### Set exercise
Everything from the first line of the data below through the line that contains "XAxis, YAxis, ReferenceLine" should be written out exactly, please, and nothing more; the pictures stay out.
***** Data for this task
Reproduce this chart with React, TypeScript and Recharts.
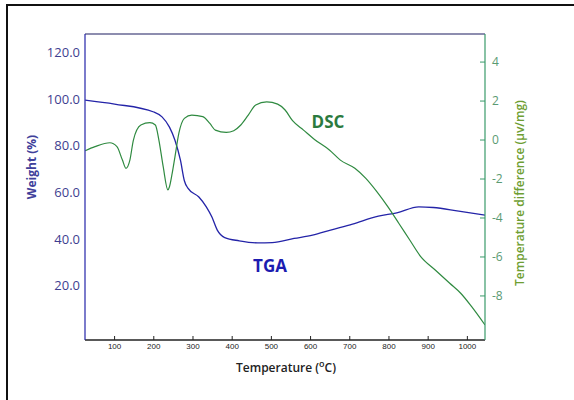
import { ComposedChart, Line, XAxis, YAxis, ReferenceLine } from "recharts";

const tgaTemp = [25, 100, 200, 221, 240, 254, 268, 278, 287, 315, 334, 348, 362, 381, 418, 465, 502, 558, 605, 651, 707, 773, 820, 876, 913, 978, 1045];
const tgaWeight = [99.6, 97.9, 94.5, 92.4, 88, 82.4, 73.8, 65, 61.8, 58, 53.8, 49.5, 43.8, 40.6, 39.2, 38.3, 38.4, 40.2, 41.6, 43.8, 46.4, 49.8, 51.2, 53.8, 53.5, 51.9, 50.2];

// DSC curve: temperature (°C) and temperature difference (µv/mg)
const dscTemp = [25, 50, 88, 106, 120, 129, 139, 148, 167, 190, 204, 213, 224, 236, 240, 247, 254, 264, 278, 297, 325, 343, 357, 385, 404, 422, 441, 460, 488, 516, 535, 554, 582, 610, 648, 676, 713, 741, 769, 797, 825, 853, 881, 918, 955, 983, 1011, 1045];
const dscDiff = [-0.55, -0.34, -0.14, -0.34, -1.03, -1.45, -1.03, 0, 0.77, 0.89, 0.77, 0, -1.37, -2.56, -2.4, -1.7, -0.86, 0.35, 1.11, 1.28, 1.2, 0.85, 0.51, 0.39, 0.48, 0.77, 1.28, 1.8, 1.96, 1.84, 1.54, 0.99, 0.51, 0.03, -0.51, -1.03, -1.45, -1.97, -2.65, -3.42, -4.27, -5.13, -5.98, -6.67, -7.35, -7.86, -8.55, -9.49];

const tempTicks = [100, 200, 300, 400, 500, 600, 700, 800, 900, 1000];
const weightTicks = [20, 40, 60, 80, 100, 120];
const diffTicks = [-8, -6, -4, -2, 0, 2, 4];

const tga = tgaTemp.map((t, i) => ({ t, w: tgaWeight[i] }));
const dsc = dscTemp.map((t, i) => ({ t, d: dscDiff[i] }));

const BLUE = "#2424a8";
const GREEN = "#2f8a40";

export default function App() {
  return (
    <div style={{ position: "absolute", left: 0, top: 0, width: 574, height: 400, background: "#fff" }}>
      <div
        style={{
          position: "absolute",
          left: 6,
          top: 4,
          width: 568,
          height: 396,
          borderTop: "2px solid #111",
          borderLeft: "2px solid #111",
        }}
      />
      <ComposedChart
        width={574}
        height={400}
        margin={{ top: 34, right: 29, bottom: 30, left: 25 }}
        style={{ position: "absolute", left: 0, top: 0 }}
      >
        <XAxis
          dataKey="t"
          type="number"
          domain={[24.5, 1045]}
          allowDataOverflow
          ticks={tempTicks}
          height={30}
          tickSize={-4}
          tickMargin={7}
          axisLine={{ stroke: "#222", strokeWidth: 1.5 }}
          tickLine={{ stroke: "#222" }}
          tick={{ fontSize: 8, fill: "#222", fontFamily: "Liberation Sans" }}
        />
        <YAxis
          yAxisId="left"
          type="number"
          domain={[-3.4, 128]}
          allowDataOverflow
          ticks={weightTicks}
          width={60}
          tickSize={0}
          tickMargin={5}
          tickLine={false}
          tickFormatter={(v: number) => v.toFixed(1)}
          axisLine={{ stroke: BLUE, strokeWidth: 1.2 }}
          tick={{ fontSize: 13, fill: "#3e3e90", fontFamily: "Open Sans" }}
        />
        <YAxis
          yAxisId="right"
          orientation="right"
          type="number"
          domain={[-10.26, 5.44]}
          allowDataOverflow
          ticks={diffTicks}
          width={60}
          tickSize={-5}
          tickMargin={12}
          axisLine={{ stroke: "#3a9a6a", strokeWidth: 1.2 }}
          tickLine={{ stroke: "#3a9a6a" }}
          tick={{ fontSize: 12, fill: "#5a9a72", fontFamily: "Open Sans" }}
        />
        <ReferenceLine yAxisId="left" y={128} stroke="#1c1c60" strokeWidth={1.2} />
        <Line
          yAxisId="left"
          data={tga}
          dataKey="w"
          type="monotone"
          stroke={BLUE}
          strokeWidth={1.3}
          dot={false}
          isAnimationActive={false}
        />
        <Line
          yAxisId="right"
          data={dsc}
          dataKey="d"
          type="monotone"
          stroke={GREEN}
          strokeWidth={1.2}
          dot={false}
          isAnimationActive={false}
        />
      </ComposedChart>
      <svg
        width={574}
        height={400}
        style={{ position: "absolute", left: 0, top: 0, pointerEvents: "none" }}
        fontFamily="Open Sans"
      >
        <text x={31} y={167} transform="rotate(-90 31 167)" textAnchor="middle" dominantBaseline="central" fontSize={12} fontWeight={700} fill="#40409a">
          Weight (%)
        </text>
        <text x={519} y={193} transform="rotate(-90 519 193)" textAnchor="middle" dominantBaseline="central" fontSize={12} fontWeight={600} fill="#6e9e32">
          Temperature difference (µv/mg)
        </text>
        <text x={328} y={128} textAnchor="middle" fontSize={17} fontWeight={700} fill="#2b7a3e">
          DSC
        </text>
        <text x={270} y={272} textAnchor="middle" fontSize={17} fontWeight={700} fill="#1c1cb0">
          TGA
        </text>
        <text x={286} y={372} textAnchor="middle" fontSize={12} fontWeight={600} fill="#222">
          Temperature (<tspan fontSize={9} dy={-5}>o</tspan>
          <tspan dy={5}>C)</tspan>
        </text>
      </svg>
    </div>
  );
}
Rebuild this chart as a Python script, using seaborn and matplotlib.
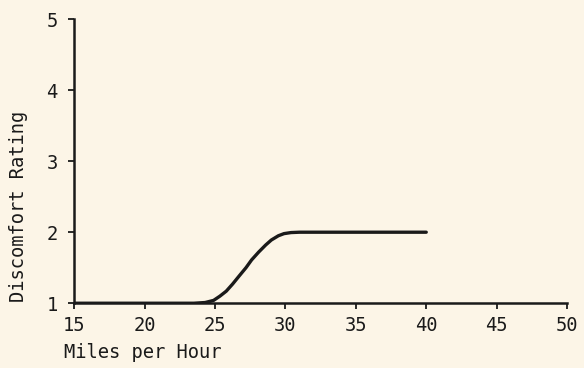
**********
### Reply to the exercise
Reproduce this chart with React, TypeScript and Recharts.
import { ComposedChart, Line, XAxis, YAxis, ReferenceLine } from "recharts";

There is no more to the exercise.